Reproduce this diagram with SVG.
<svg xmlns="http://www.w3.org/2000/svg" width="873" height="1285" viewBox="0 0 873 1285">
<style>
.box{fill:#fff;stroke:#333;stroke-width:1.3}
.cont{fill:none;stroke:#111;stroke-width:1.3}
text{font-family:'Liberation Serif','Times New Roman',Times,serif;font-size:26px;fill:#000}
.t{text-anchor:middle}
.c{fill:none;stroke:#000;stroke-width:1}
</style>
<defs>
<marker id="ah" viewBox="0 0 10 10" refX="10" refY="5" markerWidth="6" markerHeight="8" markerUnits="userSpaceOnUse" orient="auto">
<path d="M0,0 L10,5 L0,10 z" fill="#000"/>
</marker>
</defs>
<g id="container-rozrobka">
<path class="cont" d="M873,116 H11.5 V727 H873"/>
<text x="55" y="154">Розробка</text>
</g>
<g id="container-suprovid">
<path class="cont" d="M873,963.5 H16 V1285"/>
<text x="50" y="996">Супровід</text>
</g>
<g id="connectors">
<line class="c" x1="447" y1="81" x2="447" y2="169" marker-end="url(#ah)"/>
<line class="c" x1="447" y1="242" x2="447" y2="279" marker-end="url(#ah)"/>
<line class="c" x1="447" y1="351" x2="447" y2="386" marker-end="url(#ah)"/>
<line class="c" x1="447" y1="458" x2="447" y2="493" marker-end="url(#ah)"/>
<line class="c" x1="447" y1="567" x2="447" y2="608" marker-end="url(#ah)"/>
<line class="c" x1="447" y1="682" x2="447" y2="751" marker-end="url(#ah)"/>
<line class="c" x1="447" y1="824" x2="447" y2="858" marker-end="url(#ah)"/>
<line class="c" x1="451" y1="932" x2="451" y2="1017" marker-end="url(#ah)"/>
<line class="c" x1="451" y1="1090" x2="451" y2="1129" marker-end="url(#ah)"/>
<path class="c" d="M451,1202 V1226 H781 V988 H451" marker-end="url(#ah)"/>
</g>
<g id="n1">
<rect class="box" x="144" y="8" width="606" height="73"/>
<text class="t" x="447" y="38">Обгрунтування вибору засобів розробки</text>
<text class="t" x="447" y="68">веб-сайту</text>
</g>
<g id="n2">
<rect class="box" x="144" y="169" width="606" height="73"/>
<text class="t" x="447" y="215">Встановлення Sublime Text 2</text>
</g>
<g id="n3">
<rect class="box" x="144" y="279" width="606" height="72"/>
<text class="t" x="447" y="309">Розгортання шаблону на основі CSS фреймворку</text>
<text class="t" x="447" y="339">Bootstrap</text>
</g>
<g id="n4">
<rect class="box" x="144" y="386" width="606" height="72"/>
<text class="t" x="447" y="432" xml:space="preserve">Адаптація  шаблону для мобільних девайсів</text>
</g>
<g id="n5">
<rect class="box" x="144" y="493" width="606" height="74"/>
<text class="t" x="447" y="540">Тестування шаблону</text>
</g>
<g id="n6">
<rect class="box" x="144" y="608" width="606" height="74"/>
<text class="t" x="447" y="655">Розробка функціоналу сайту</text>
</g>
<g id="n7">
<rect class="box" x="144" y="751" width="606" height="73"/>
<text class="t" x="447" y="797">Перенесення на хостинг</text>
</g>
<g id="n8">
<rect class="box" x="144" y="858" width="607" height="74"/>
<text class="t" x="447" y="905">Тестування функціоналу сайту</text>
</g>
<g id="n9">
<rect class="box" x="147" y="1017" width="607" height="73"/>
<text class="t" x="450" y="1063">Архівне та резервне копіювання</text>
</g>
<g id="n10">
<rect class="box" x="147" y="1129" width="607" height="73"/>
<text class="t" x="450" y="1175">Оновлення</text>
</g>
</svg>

What is asked
Reproduce the full listing word for word.

Solution
Reproduce this diagram with SVG.
<svg xmlns="http://www.w3.org/2000/svg" width="873" height="1285" viewBox="0 0 873 1285">
<style>
.box{fill:#fff;stroke:#333;stroke-width:1.3}
.cont{fill:none;stroke:#111;stroke-width:1.3}
text{font-family:'Liberation Serif','Times New Roman',Times,serif;font-size:26px;fill:#000}
.t{text-anchor:middle}
.c{fill:none;stroke:#000;stroke-width:1}
</style>
<defs>
<marker id="ah" viewBox="0 0 10 10" refX="10" refY="5" markerWidth="6" markerHeight="8" markerUnits="userSpaceOnUse" orient="auto">
<path d="M0,0 L10,5 L0,10 z" fill="#000"/>
</marker>
</defs>
<g id="container-rozrobka">
<path class="cont" d="M873,116 H11.5 V727 H873"/>
<text x="55" y="154">Розробка</text>
</g>
<g id="container-suprovid">
<path class="cont" d="M873,963.5 H16 V1285"/>
<text x="50" y="996">Супровід</text>
</g>
<g id="connectors">
<line class="c" x1="447" y1="81" x2="447" y2="169" marker-end="url(#ah)"/>
<line class="c" x1="447" y1="242" x2="447" y2="279" marker-end="url(#ah)"/>
<line class="c" x1="447" y1="351" x2="447" y2="386" marker-end="url(#ah)"/>
<line class="c" x1="447" y1="458" x2="447" y2="493" marker-end="url(#ah)"/>
<line class="c" x1="447" y1="567" x2="447" y2="608" marker-end="url(#ah)"/>
<line class="c" x1="447" y1="682" x2="447" y2="751" marker-end="url(#ah)"/>
<line class="c" x1="447" y1="824" x2="447" y2="858" marker-end="url(#ah)"/>
<line class="c" x1="451" y1="932" x2="451" y2="1017" marker-end="url(#ah)"/>
<line class="c" x1="451" y1="1090" x2="451" y2="1129" marker-end="url(#ah)"/>
<path class="c" d="M451,1202 V1226 H781 V988 H451" marker-end="url(#ah)"/>
</g>
<g id="n1">
<rect class="box" x="144" y="8" width="606" height="73"/>
<text class="t" x="447" y="38">Обгрунтування вибору засобів розробки</text>
<text class="t" x="447" y="68">веб-сайту</text>
</g>
<g id="n2">
<rect class="box" x="144" y="169" width="606" height="73"/>
<text class="t" x="447" y="215">Встановлення Sublime Text 2</text>
</g>
<g id="n3">
<rect class="box" x="144" y="279" width="606" height="72"/>
<text class="t" x="447" y="309">Розгортання шаблону на основі CSS фреймворку</text>
<text class="t" x="447" y="339">Bootstrap</text>
</g>
<g id="n4">
<rect class="box" x="144" y="386" width="606" height="72"/>
<text class="t" x="447" y="432" xml:space="preserve">Адаптація  шаблону для мобільних девайсів</text>
</g>
<g id="n5">
<rect class="box" x="144" y="493" width="606" height="74"/>
<text class="t" x="447" y="540">Тестування шаблону</text>
</g>
<g id="n6">
<rect class="box" x="144" y="608" width="606" height="74"/>
<text class="t" x="447" y="655">Розробка функціоналу сайту</text>
</g>
<g id="n7">
<rect class="box" x="144" y="751" width="606" height="73"/>
<text class="t" x="447" y="797">Перенесення на хостинг</text>
</g>
<g id="n8">
<rect class="box" x="144" y="858" width="607" height="74"/>
<text class="t" x="447" y="905">Тестування функціоналу сайту</text>
</g>
<g id="n9">
<rect class="box" x="147" y="1017" width="607" height="73"/>
<text class="t" x="450" y="1063">Архівне та резервне копіювання</text>
</g>
<g id="n10">
<rect class="box" x="147" y="1129" width="607" height="73"/>
<text class="t" x="450" y="1175">Оновлення</text>
</g>
</svg>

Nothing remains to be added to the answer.